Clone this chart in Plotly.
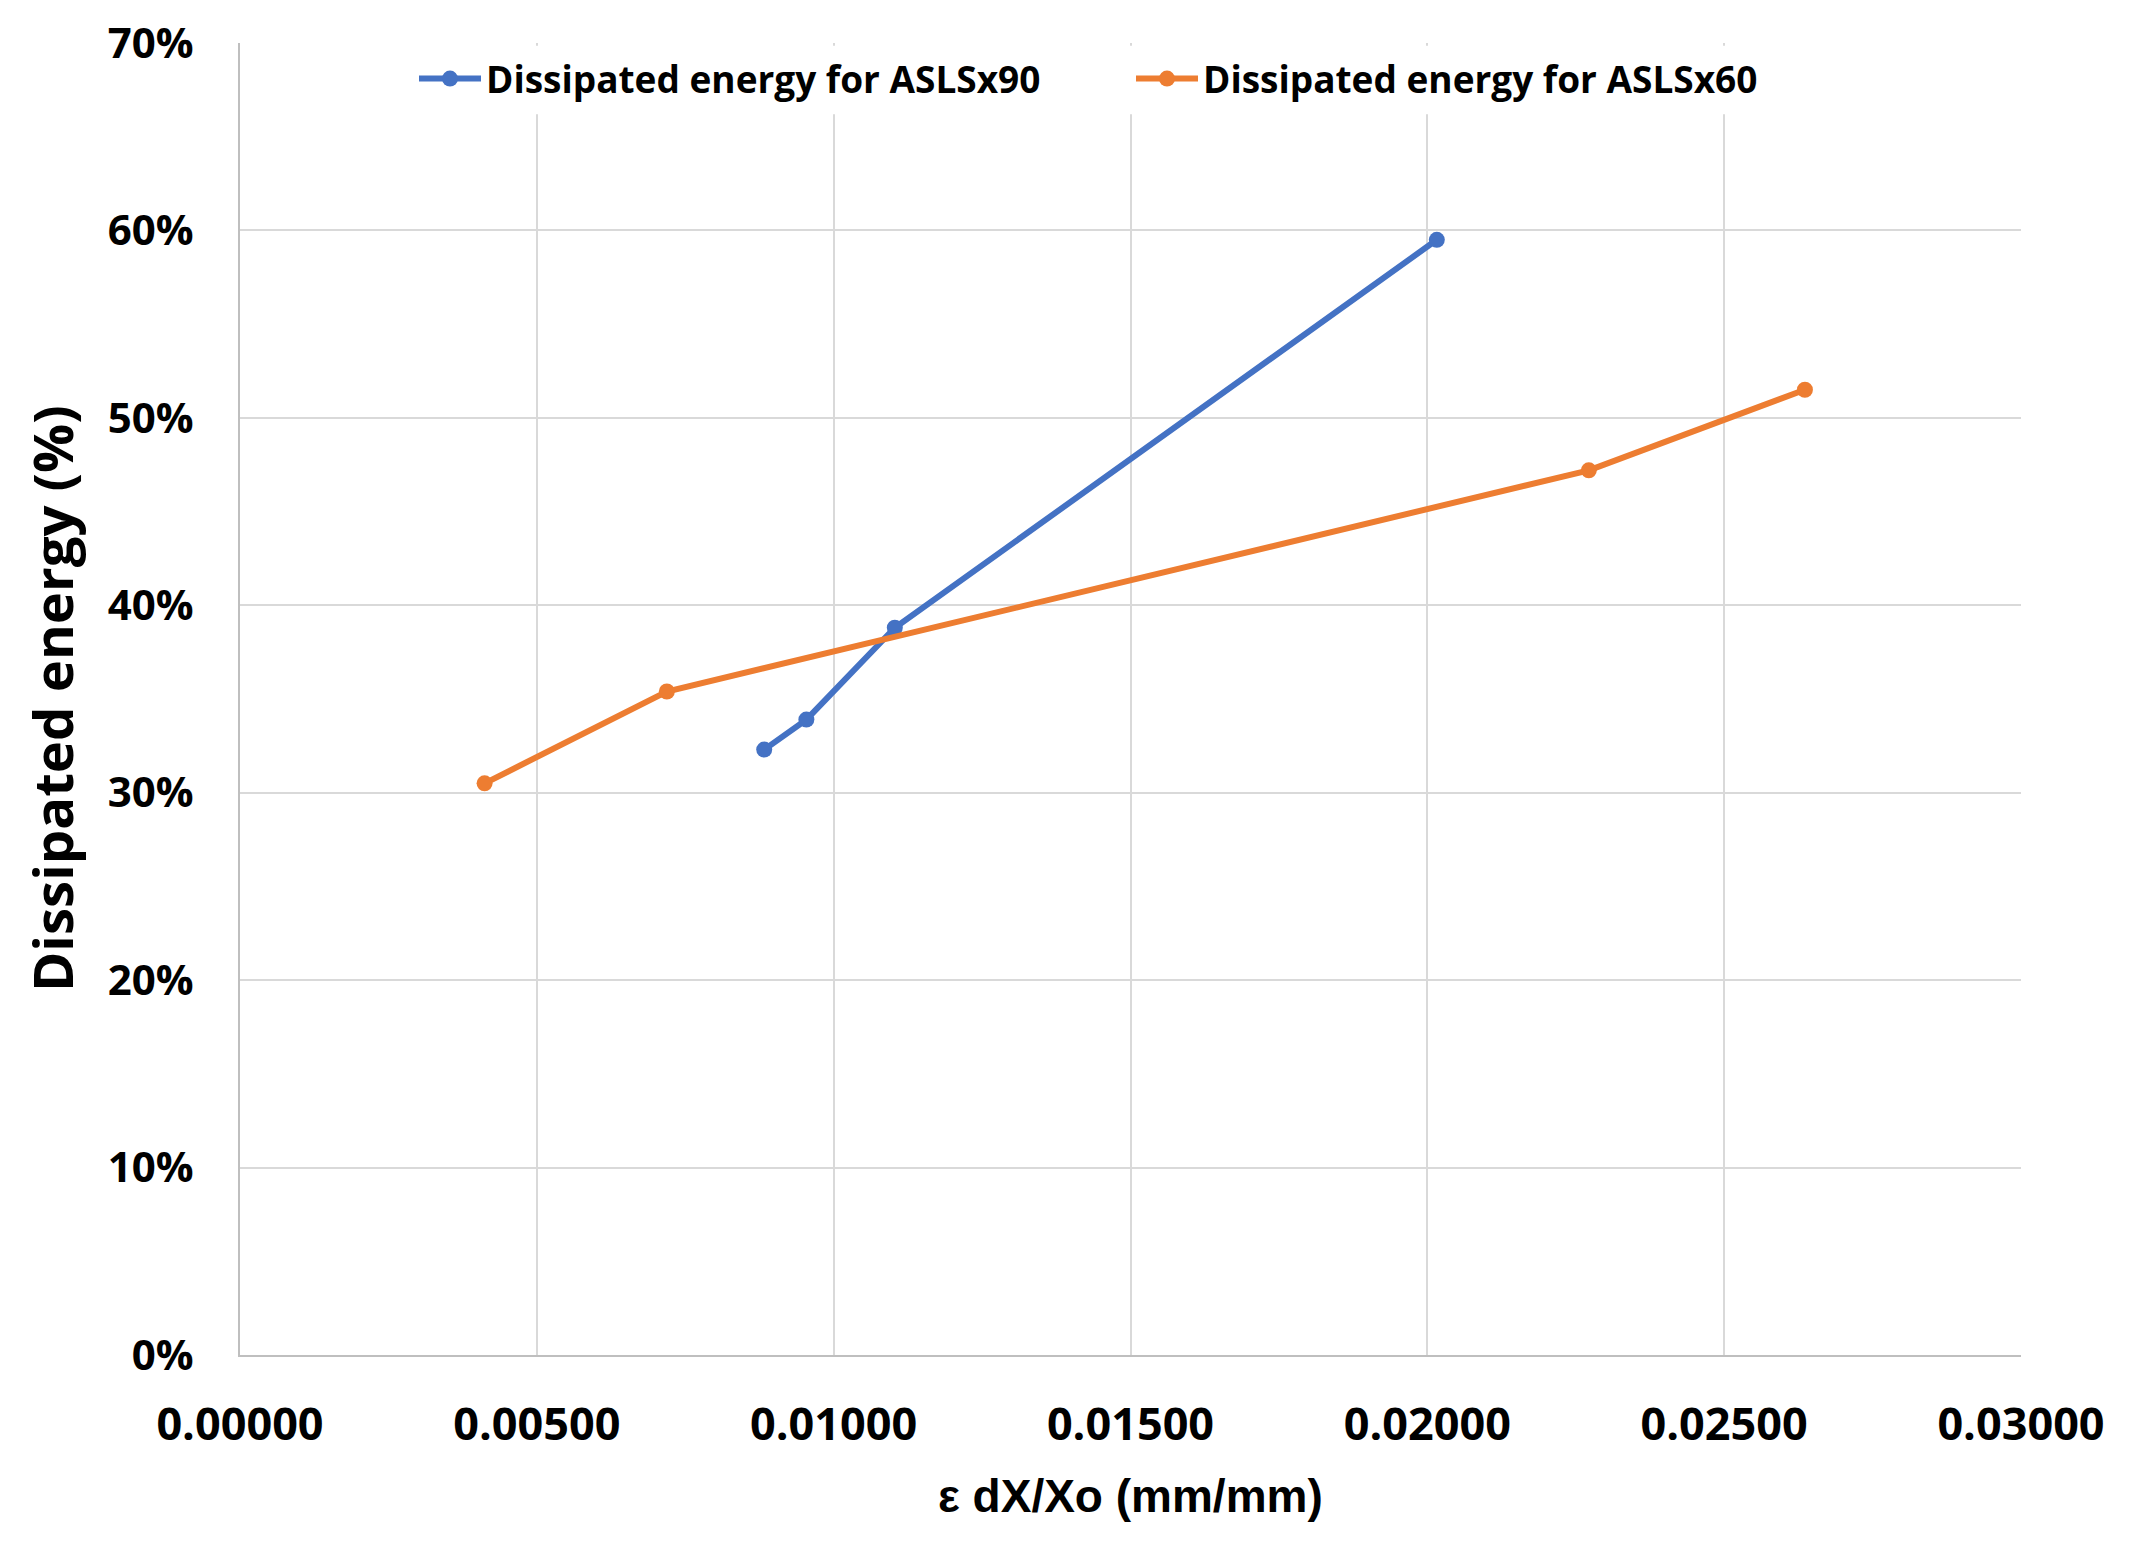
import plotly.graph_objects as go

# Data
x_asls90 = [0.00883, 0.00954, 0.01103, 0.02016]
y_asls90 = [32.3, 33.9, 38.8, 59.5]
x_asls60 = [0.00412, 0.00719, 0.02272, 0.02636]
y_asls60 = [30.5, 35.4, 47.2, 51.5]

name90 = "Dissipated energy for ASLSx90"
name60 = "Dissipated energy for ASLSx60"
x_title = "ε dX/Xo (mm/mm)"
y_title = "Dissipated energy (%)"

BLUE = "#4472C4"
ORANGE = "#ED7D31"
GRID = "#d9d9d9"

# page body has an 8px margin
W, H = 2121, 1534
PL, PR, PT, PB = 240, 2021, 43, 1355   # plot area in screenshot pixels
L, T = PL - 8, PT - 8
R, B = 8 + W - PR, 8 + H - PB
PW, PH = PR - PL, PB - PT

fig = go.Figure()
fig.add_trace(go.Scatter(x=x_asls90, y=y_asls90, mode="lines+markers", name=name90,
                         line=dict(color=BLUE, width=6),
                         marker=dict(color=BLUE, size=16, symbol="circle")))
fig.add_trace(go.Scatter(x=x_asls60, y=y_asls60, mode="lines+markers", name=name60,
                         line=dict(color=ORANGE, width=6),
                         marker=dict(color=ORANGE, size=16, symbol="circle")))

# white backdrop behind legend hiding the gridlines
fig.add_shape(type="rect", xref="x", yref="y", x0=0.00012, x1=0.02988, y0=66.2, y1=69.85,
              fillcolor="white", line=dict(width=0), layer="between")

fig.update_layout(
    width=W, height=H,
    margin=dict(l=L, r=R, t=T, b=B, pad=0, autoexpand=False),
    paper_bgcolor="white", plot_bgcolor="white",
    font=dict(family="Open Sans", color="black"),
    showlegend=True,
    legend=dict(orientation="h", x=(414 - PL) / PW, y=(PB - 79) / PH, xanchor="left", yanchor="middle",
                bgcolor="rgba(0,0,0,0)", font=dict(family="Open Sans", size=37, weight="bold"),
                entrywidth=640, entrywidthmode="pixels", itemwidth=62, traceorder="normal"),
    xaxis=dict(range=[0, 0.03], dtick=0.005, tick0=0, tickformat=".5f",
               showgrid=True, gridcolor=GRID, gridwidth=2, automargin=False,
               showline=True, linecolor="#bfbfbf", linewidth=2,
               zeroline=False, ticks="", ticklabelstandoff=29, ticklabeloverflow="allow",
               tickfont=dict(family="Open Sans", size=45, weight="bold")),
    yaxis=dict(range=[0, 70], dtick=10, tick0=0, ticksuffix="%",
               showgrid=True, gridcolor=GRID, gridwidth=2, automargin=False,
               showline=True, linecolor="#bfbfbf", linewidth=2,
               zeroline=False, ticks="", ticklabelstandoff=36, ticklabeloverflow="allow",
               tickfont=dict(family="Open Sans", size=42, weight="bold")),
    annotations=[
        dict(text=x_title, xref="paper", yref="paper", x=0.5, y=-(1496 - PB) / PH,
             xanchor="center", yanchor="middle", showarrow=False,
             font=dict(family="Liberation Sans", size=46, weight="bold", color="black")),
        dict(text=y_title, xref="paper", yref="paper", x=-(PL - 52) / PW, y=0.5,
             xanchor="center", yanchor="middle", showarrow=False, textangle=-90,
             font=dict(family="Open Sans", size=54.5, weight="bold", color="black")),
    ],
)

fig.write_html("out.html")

Challenge: Reproduce each line word for word and drop the pictures.

Task answer:
Clone this chart in Plotly.
import plotly.graph_objects as go

# Data
x_asls90 = [0.00883, 0.00954, 0.01103, 0.02016]
y_asls90 = [32.3, 33.9, 38.8, 59.5]
x_asls60 = [0.00412, 0.00719, 0.02272, 0.02636]
y_asls60 = [30.5, 35.4, 47.2, 51.5]

name90 = "Dissipated energy for ASLSx90"
name60 = "Dissipated energy for ASLSx60"
x_title = "ε dX/Xo (mm/mm)"
y_title = "Dissipated energy (%)"

BLUE = "#4472C4"
ORANGE = "#ED7D31"
GRID = "#d9d9d9"

# page body has an 8px margin
W, H = 2121, 1534
PL, PR, PT, PB = 240, 2021, 43, 1355   # plot area in screenshot pixels
L, T = PL - 8, PT - 8
R, B = 8 + W - PR, 8 + H - PB
PW, PH = PR - PL, PB - PT

fig = go.Figure()
fig.add_trace(go.Scatter(x=x_asls90, y=y_asls90, mode="lines+markers", name=name90,
                         line=dict(color=BLUE, width=6),
                         marker=dict(color=BLUE, size=16, symbol="circle")))
fig.add_trace(go.Scatter(x=x_asls60, y=y_asls60, mode="lines+markers", name=name60,
                         line=dict(color=ORANGE, width=6),
                         marker=dict(color=ORANGE, size=16, symbol="circle")))

# white backdrop behind legend hiding the gridlines
fig.add_shape(type="rect", xref="x", yref="y", x0=0.00012, x1=0.02988, y0=66.2, y1=69.85,
              fillcolor="white", line=dict(width=0), layer="between")

fig.update_layout(
    width=W, height=H,
    margin=dict(l=L, r=R, t=T, b=B, pad=0, autoexpand=False),
    paper_bgcolor="white", plot_bgcolor="white",
    font=dict(family="Open Sans", color="black"),
    showlegend=True,
    legend=dict(orientation="h", x=(414 - PL) / PW, y=(PB - 79) / PH, xanchor="left", yanchor="middle",
                bgcolor="rgba(0,0,0,0)", font=dict(family="Open Sans", size=37, weight="bold"),
                entrywidth=640, entrywidthmode="pixels", itemwidth=62, traceorder="normal"),
    xaxis=dict(range=[0, 0.03], dtick=0.005, tick0=0, tickformat=".5f",
               showgrid=True, gridcolor=GRID, gridwidth=2, automargin=False,
               showline=True, linecolor="#bfbfbf", linewidth=2,
               zeroline=False, ticks="", ticklabelstandoff=29, ticklabeloverflow="allow",
               tickfont=dict(family="Open Sans", size=45, weight="bold")),
    yaxis=dict(range=[0, 70], dtick=10, tick0=0, ticksuffix="%",
               showgrid=True, gridcolor=GRID, gridwidth=2, automargin=False,
               showline=True, linecolor="#bfbfbf", linewidth=2,
               zeroline=False, ticks="", ticklabelstandoff=36, ticklabeloverflow="allow",
               tickfont=dict(family="Open Sans", size=42, weight="bold")),
    annotations=[
        dict(text=x_title, xref="paper", yref="paper", x=0.5, y=-(1496 - PB) / PH,
             xanchor="center", yanchor="middle", showarrow=False,
             font=dict(family="Liberation Sans", size=46, weight="bold", color="black")),
        dict(text=y_title, xref="paper", yref="paper", x=-(PL - 52) / PW, y=0.5,
             xanchor="center", yanchor="middle", showarrow=False, textangle=-90,
             font=dict(family="Open Sans", size=54.5, weight="bold", color="black")),
    ],
)

fig.write_html("out.html")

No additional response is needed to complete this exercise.